According to a press release from the Colorado Department of Public Health and Environment, the money is coming from the U.S. Department of Health and Human Services as part of the Coronavirus Aid, Relief, and Economic Security Act or the CARES Act.

The money was received by the state last week and will be spread over a two year period. It will go toward contact tracing and outbreak response especially in high-risk settings and among high-risk populations.  It will also help strengthen and enhance laboratory testing.

Testing and contact tracing have been a challenge for the state with supplies like swabs and test kits being in short supply. Currently, there is a capacity of 2000 tests per day for the entire state. Denver Mayor Michael Hancock has said that he would like to see 1000 tests a day done in the city before he considers loosening current stay at home orders.

A new drive-through testing site opened on the Auraria campus in Denver today and will operate tomorrow also. The site is being operated as a partnership between King Soopers and state health officials. It has the capacity to do 500 tests over the two days.

People must register in advance to take a test and conduct a CDC screening online. The website for registration is krogerhealth.com/covidtesting.

350 Colorado last week submitted an open records request to the University of Colorado in Boulder over the firing of air quality researcher Detlev Helmig.

Dr. Helmig was an Associate Research Professor and Research Scientist at the Institute of Alpine and Arctic Research (INSTAAR) at CU and was conducting air quality research at Boulder reservoir, focusing on emissions from oil and gas operations.

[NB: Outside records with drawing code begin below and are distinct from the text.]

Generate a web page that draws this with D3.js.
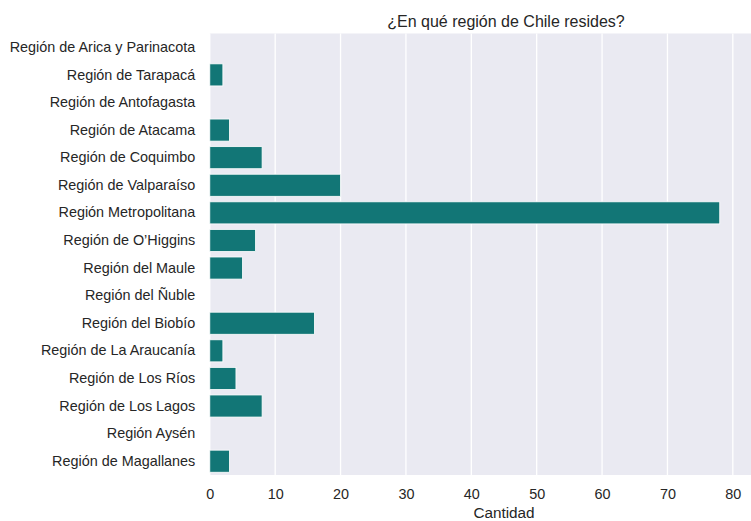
<!DOCTYPE html>
<html>
<head>
<meta charset="utf-8">
<script src="https://cdn.jsdelivr.net/npm/d3@7"></script>
<style>
  html, body { margin: 0; padding: 0; background: #ffffff; overflow: hidden; }
  svg { display: block; }
  text { font-family: "Liberation Sans", Arial, sans-serif; fill: #262626; }
</style>
</head>
<body>
<svg id="chart" width="751" height="521"></svg>
<script>
const categories = [
  "Región de Arica y Parinacota",
  "Región de Tarapacá",
  "Región de Antofagasta",
  "Región de Atacama",
  "Región de Coquimbo",
  "Región de Valparaíso",
  "Región Metropolitana",
  "Región de O’Higgins",
  "Región del Maule",
  "Región del Ñuble",
  "Región del Biobío",
  "Región de La Araucanía",
  "Región de Los Ríos",
  "Región de Los Lagos",
  "Región Aysén",
  "Región de Magallanes"
];
const values = [0, 2, 0, 3, 8, 20, 78, 7, 5, 0, 16, 2, 4, 8, 0, 3];
const xTicks = [0, 10, 20, 30, 40, 50, 60, 70, 80];
const title = "¿En qué región de Chile resides?";
const xLabel = "Cantidad";

// The original figure's axes extend past the right edge of the picture (cropped).
const margin = { top: 33.5, left: 209.8 };
const plotRight = 798.2;
const W = 751, H = 521;
const iw = plotRight - margin.left;
const ih = 475 - margin.top;

const svg = d3.select("#chart");
const g = svg.append("g").attr("transform", `translate(${margin.left},${margin.top})`);

const x = d3.scaleLinear().domain([0, 90]).range([0, iw]);
const y = d3.scaleBand().domain(categories).range([0, ih]).paddingInner(0.2).paddingOuter(0.1);

g.append("rect").attr("width", iw).attr("height", ih).attr("fill", "#EAEAF2");

g.selectAll("line.grid").data(xTicks).enter().append("line")
  .attr("class", "grid")
  .attr("x1", d => x(d)).attr("x2", d => x(d))
  .attr("y1", 0).attr("y2", ih)
  .attr("stroke", "#ffffff").attr("stroke-width", 1.3);

g.selectAll("rect.bar").data(categories.map((c, i) => ({ c, v: values[i] })).filter(d => d.v > 0))
  .enter().append("rect")
  .attr("class", "bar")
  .attr("x", x(0))
  .attr("y", d => y(d.c))
  .attr("width", d => x(d.v) - x(0))
  .attr("height", y.bandwidth())
  .attr("fill", "#127676")
  .attr("stroke", "#ffffff")
  .attr("stroke-width", 0.8);

const xAxis = d3.axisBottom(x).tickValues(xTicks).tickSize(0).tickPadding(14);
const gx = g.append("g").attr("transform", `translate(0,${ih})`).call(xAxis);
gx.select(".domain").remove();
gx.selectAll("text").attr("font-size", 14.4).attr("fill", "#262626")
  .style("font-family", "'Liberation Sans', Arial, sans-serif");

const yAxis = d3.axisLeft(y).tickSize(0).tickPadding(14.5);
const gy = g.append("g").call(yAxis);
gy.select(".domain").remove();
gy.selectAll("text").attr("font-size", 14.4).attr("fill", "#262626")
  .style("font-family", "'Liberation Sans', Arial, sans-serif");

svg.append("text")
  .attr("x", margin.left + iw / 2)
  .attr("y", 517.5)
  .attr("text-anchor", "middle")
  .attr("font-size", 15.3)
  .text(xLabel);

svg.append("text")
  .attr("x", margin.left + iw / 2 + 2)
  .attr("y", 27)
  .attr("text-anchor", "middle")
  .attr("font-size", 16)
  .text(title);
</script>
</body>
</html>
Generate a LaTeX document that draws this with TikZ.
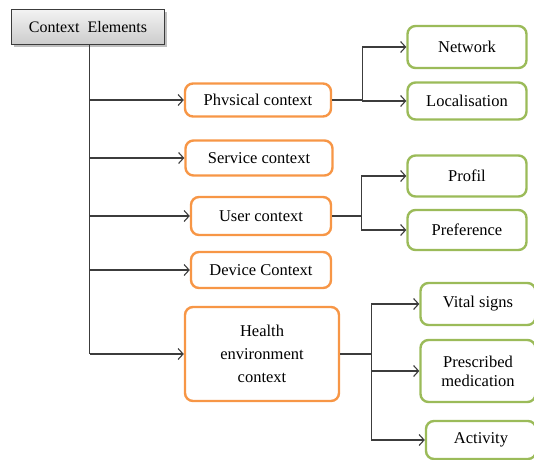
\documentclass[tikz,border=0pt]{standalone}
\usepackage{fontspec}
\setmainfont{Liberation Serif}
\usepackage{tikz}
\usetikzlibrary{arrows.meta}
\usetikzlibrary{shadows}
\definecolor{ctxorange}{RGB}{247,150,70}
\definecolor{ctxgreen}{RGB}{155,187,89}
\definecolor{ctxline}{RGB}{60,60,60}

\begin{document}
\begin{tikzpicture}[x=1pt,y=-1pt,
			every node/.style={font=\fontsize{16.5}{19}\selectfont, align=center, inner sep=2pt},
			rootbox/.style={draw=ctxline, line width=1.2pt, top color=gray!10, bottom color=gray!40,
				drop shadow={shadow xshift=2pt,shadow yshift=-2pt,opacity=.5},
				font=\fontsize{16}{18}\selectfont},
			catbox/.style={draw=ctxorange, line width=2.4pt, rounded corners=8pt, fill=white},
			leafbox/.style={draw=ctxgreen, line width=2.4pt, rounded corners=8pt, fill=white},
			link/.style={draw=ctxline, line width=1.1pt},
			arr/.style={link, -{Straight Barb[length=5pt,width=11pt]}}]
			\useasboundingbox (0,0) rectangle (534,459);
			
			% root
			\node[rootbox, minimum width=153pt, minimum height=35pt] (ctx) at (88,27) {Context\ \ Elements};
			
			% context categories
			\node[catbox, minimum width=146pt, minimum height=33pt] (phys) at (258,100) {Phvsical context};
			\node[catbox, minimum width=147pt, minimum height=35pt] (serv) at (259,158) {Service context};
			\node[catbox, minimum width=140pt, minimum height=38pt] (user) at (261,216) {User context};
			\node[catbox, minimum width=140pt, minimum height=36pt] (dev) at (261,270) {Device Context};
			\node[catbox, minimum width=154pt, minimum height=94pt, font=\fontsize{16.5}{23}\selectfont] (health) at (262,354) {Health\\ environment\\ context};
			
			% sub elements
			\node[leafbox, minimum width=119pt, minimum height=42pt] (net) at (467,47) {Network};
			\node[leafbox, minimum width=119pt, minimum height=37pt] (loc) at (467,101) {Localisation};
			\node[leafbox, minimum width=119pt, minimum height=41pt] (prof) at (467,176) {Profil};
			\node[leafbox, minimum width=119pt, minimum height=40pt] (pref) at (467,230) {Preference};
			\node[leafbox, minimum width=115pt, minimum height=42pt] (vital) at (478,304) {Vital signs};
			\node[leafbox, minimum width=115pt, minimum height=62pt] (med) at (478,371) {Prescribed\\ medication};
			\node[leafbox, minimum width=110pt, minimum height=38pt] (act) at (481,440) {Activity};
			
			% trunk
			\coordinate (trunk) at ([xshift=1.5pt]ctx.south);
			\draw[link] (trunk) -- (trunk |- health.west);
			\foreach \c in {phys,serv,user,dev,health}
				\draw[arr] (trunk |- \c.west) -- (\c.west);
			
			% branches
			\draw[link] (phys.east) -- ++(30,0) coordinate (b1);
			\draw[link] (b1 |- net.west) -- (b1 |- loc.west);
			\foreach \c in {net,loc}
				\draw[arr] (b1 |- \c.west) -- (\c.west);
			
			\draw[link] (user.east) -- ++(29,0) coordinate (b2);
			\draw[link] (b2 |- prof.west) -- (b2 |- pref.west);
			\foreach \c in {prof,pref}
				\draw[arr] (b2 |- \c.west) -- (\c.west);
			
			\draw[link] (health.east) -- ++(31,0) coordinate (b3);
			\draw[link] (b3 |- vital.west) -- (b3 |- act.west);
			\foreach \c in {vital,med,act}
				\draw[arr] (b3 |- \c.west) -- (\c.west);
		\end{tikzpicture}
\end{document}
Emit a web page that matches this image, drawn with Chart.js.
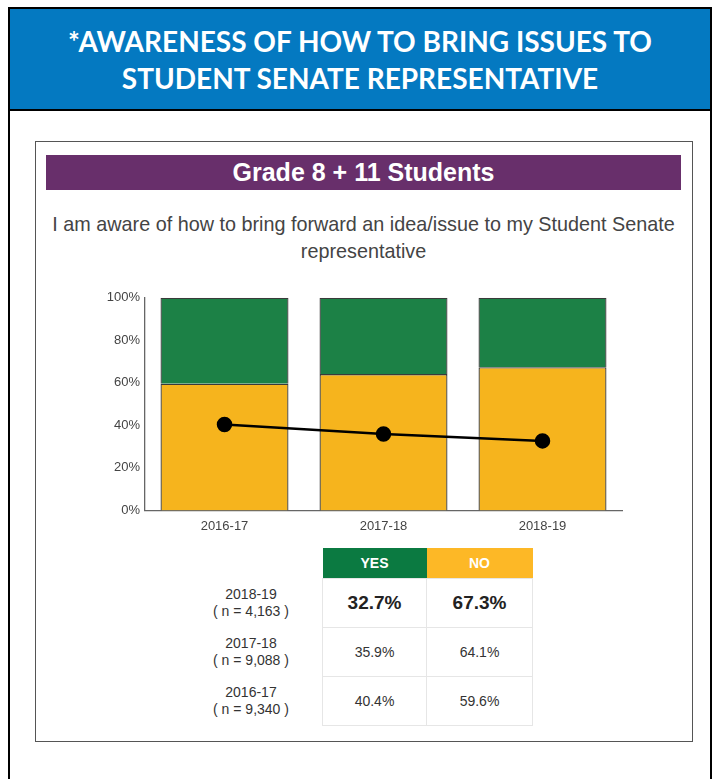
<!DOCTYPE html>
<html>
<head>
<meta charset="utf-8">
<script src="https://cdn.jsdelivr.net/npm/chart.js@4"></script>
<style>
  body { margin: 0; background: #fff; font-family: "Liberation Sans", Arial, sans-serif; }
  #page { position: relative; width: 717px; height: 779px; overflow: hidden; }
  #frame { position: absolute; left: 8px; top: 7px; width: 700px; height: 790px; border: 2px solid #000; }
  #header { position: absolute; left: 10px; top: 9px; width: 700px; height: 102px; background: #0479c1;
            border-bottom: 2px solid #000; color: #fff; font-family: "Lato", sans-serif; font-weight: bold;
            font-size: 28px; line-height: 37px; text-align: center; padding-top: 14px; box-sizing: border-box; }
  #box { position: absolute; left: 35px; top: 141px; width: 656px; height: 599px; border: 1px solid #555; }
  #band { position: absolute; left: 46px; top: 155px; width: 635px; height: 35px; background: #682f6b;
          color: #fff; font-weight: bold; font-size: 25px; line-height: 35px; text-align: center; }
  #question { position: absolute; left: 40px; top: 211px; width: 647px; text-align: center; color: #444;
              font-size: 19.8px; line-height: 27px; }
  #chartWrap { position: absolute; left: 60px; top: 285px; width: 580px; height: 253px; }
  table { position: absolute; left: 180px; top: 548px; border-collapse: collapse; }
  td { text-align: center; padding: 0; }
  td.lab { width: 142px; height: 49px; font-size: 14px; color: #333; line-height: 17px; }
  td.val { border: 1px solid #e6e6e6; height: 48px; font-size: 14px; color: #333; }
  td.big { font-size: 19px; font-weight: bold; color: #222; }
  th { height: 30px; color: #fff; font-size: 14px; font-weight: bold; padding: 0; }
</style>
</head>
<body>
<div id="page">
  <div id="frame"></div>
  <div id="header">*AWARENESS OF HOW TO BRING ISSUES TO<br>STUDENT SENATE REPRESENTATIVE</div>
  <div id="box"></div>
  <div id="band">Grade 8 + 11 Students</div>
  <div id="question">I am aware of how to bring forward an idea/issue to my Student Senate<br>representative</div>
  <div id="chartWrap"><canvas id="chart" width="580" height="253"></canvas></div>
  <table id="tbl"></table>
</div>
<script>
// chart data
var years = ['2016-17', '2017-18', '2018-19'];
var yesValues = [40.4, 35.9, 32.7];
var noValues = [59.6, 64.1, 67.3];
var sampleSizes = ['9,340', '9,088', '4,163'];
var yTicks = [0, 20, 40, 60, 80, 100];

var green = '#1c8146';
var yellow = '#f6b41d';

var ctx = document.getElementById('chart').getContext('2d');
var chart = new Chart(ctx, {
    type: 'bar',
    data: {
        labels: years,
        datasets: [
            {
                type: 'line',
                label: 'Yes trend',
                data: yesValues,
                yAxisID: 'y2',
                borderColor: '#000',
                backgroundColor: '#000',
                borderWidth: 2.5,
                pointRadius: 6.5,
                pointBackgroundColor: '#000',
                tension: 0,
                order: 0
            },
            {
                label: 'NO',
                data: noValues,
                backgroundColor: yellow,
                borderColor: '#3a3a3a',
                borderWidth: 1.3,
                stack: 's',
                order: 1
            },
            {
                label: 'YES',
                data: yesValues,
                backgroundColor: green,
                borderColor: '#3a3a3a',
                borderWidth: 1.3,
                stack: 's',
                order: 1
            }
        ]
    },
    options: {
        responsive: false,
        animation: false,
        layout: { padding: { top: 9, right: 18, bottom: 0, left: 0 } },
        datasets: { bar: { barPercentage: 0.805, categoryPercentage: 1 } },
        scales: {
            x: {
                stacked: true,
                grid: { display: false, tickLength: 4 },
                border: { display: true, color: '#666', width: 1.3 },
                ticks: { color: '#444', font: { family: 'Liberation Sans', size: 13 }, padding: 4 }
            },
            y: {
                stacked: true,
                min: 0,
                max: 100,
                afterFit: function (scale) { scale.width = 85; },
                afterBuildTicks: function (scale) { scale.ticks = yTicks.map(function (v) { return { value: v }; }); },
                grid: { display: false, tickLength: 0 },
                border: { display: true, color: '#666', width: 1.3 },
                ticks: {
                    color: '#444',
                    padding: 5,
                    font: { family: 'Liberation Sans', size: 13 },
                    callback: function (v) { return v + '%'; }
                }
            },
            y2: { display: false, min: 0, max: 100 }
        },
        plugins: {
            legend: { display: false },
            tooltip: { enabled: false }
        }
    }
});

// results table, newest year first
var tbl = document.getElementById('tbl');
var html = '<tr><th></th><th style="background:#0b7a41;width:104px">YES</th><th style="background:#fdb826;width:106px">NO</th></tr>';
for (var i = years.length - 1; i >= 0; i--) {
    var cls = i === years.length - 1 ? 'val big' : 'val';
    html += '<tr><td class="lab">' + years[i] + '<br>( n = ' + sampleSizes[i] + ' )</td>' +
        '<td class="' + cls + '">' + yesValues[i].toFixed(1) + '%</td>' +
        '<td class="' + cls + '">' + noValues[i].toFixed(1) + '%</td></tr>';
}
tbl.innerHTML = html;
</script>
</body>
</html>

Western Wire, a news organization funded by the oil and gas industry, reported that Dr. Helmig was terminated, allegedly because resources and research for the University were not adequately separated from that of private clients.

KGNU reached out to Dr. Helmig who responded that he has no comment to make until he learns more from the University, but he said that public statements made by the University are inconsistent with exchanged communications between him and his superiors.

Boulder County Commissioner Elise Jones and Steve Fenberg, the Colorado Senate majority leader wrote a guest opinion in the Daily Camera saying that they stand by Dr. Helmig and his work, and hope that his critical research into our region’s air quality challenges can continue.

Dr. Helmig and his company, Boulder A.I.R., (Atmosphere Innovation Research) are contracted with the City of Longmont to collect and analyze data from sampling and analyzing atmospheric emissions from oil and gas operations near the city. 350 Colorado said in a statement that that work will continue. The statement also said that Boulder County is also transferring its current contract for air monitoring from CU’s INSTAAR to Dr. Helmig, to continue his work for the County.